Sloan, “The Double Cross” (Yep Roc) () — Some Americans have various reasons they’d consider relocating to Canada — the health care, the gun control, the comparable calm. I’d go just to be able to hear more Sloan. The heroic Halifax natives celebrate their 20th year in music with this, their 10th album (“Double Cross,” as in XX). It’s another platter of alarmingly perfect power pop — the kind of perfection by which my frequent (sorry) uses of the phrase “power-pop perfection” are judged. Like Teenage Fanclub, Sloan records possess such broad scope within a narrow genre because of several songwriters (all four members write and sing), and “The Double Cross” features Sloan swapping those duties as much as they did on 1999’s of-a-piece “Between the Bridges.” Many songs here blend into one another the way that album did, too. Fans of the band’s first decade will find a lot to love here.

In concert: Sloan has set a mostly Canadian tour this spring, but they will dip south for a May 26 show at Subterranean, 2011 W. North.

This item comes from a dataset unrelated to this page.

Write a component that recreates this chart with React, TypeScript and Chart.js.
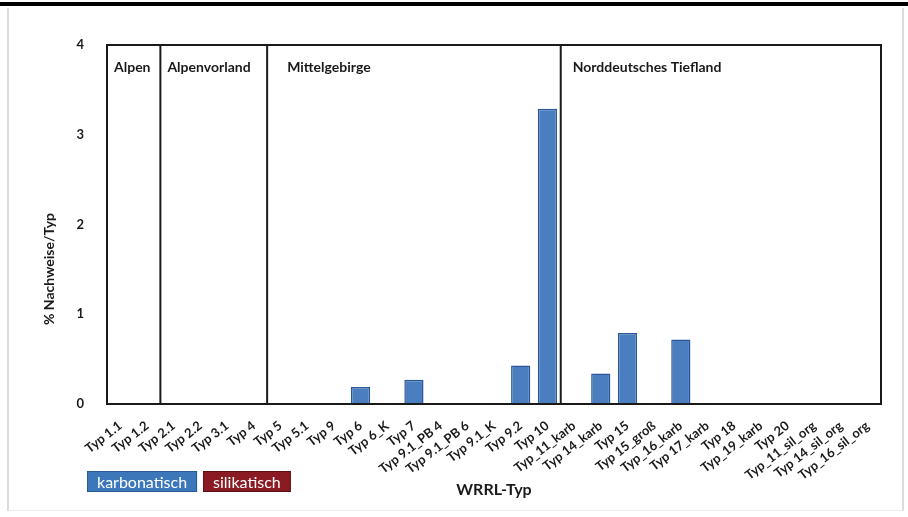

Wild Beasts, “Smother” (Domino) () — Lust, infatuation and violence again are the chief themes of the third album from Britain’s Wild Beasts. With his usual, disarming falsetto, singer Hayden Thorpe submits to a “Bed of Nails,” and in the rhythmic “Reach a Bit Further” he and bassist-singer Tom Fleming apologize to each other, concluding, “Yes, I will do all the things you ask of me.” Despite its title, the music of “Smother” is airy and clean. A more earthly Antony & the Johnsons, a franker Morrissey, a bawdy Coldplay — it’s still a heady, albeit often unsettling, mix of beauty and fear.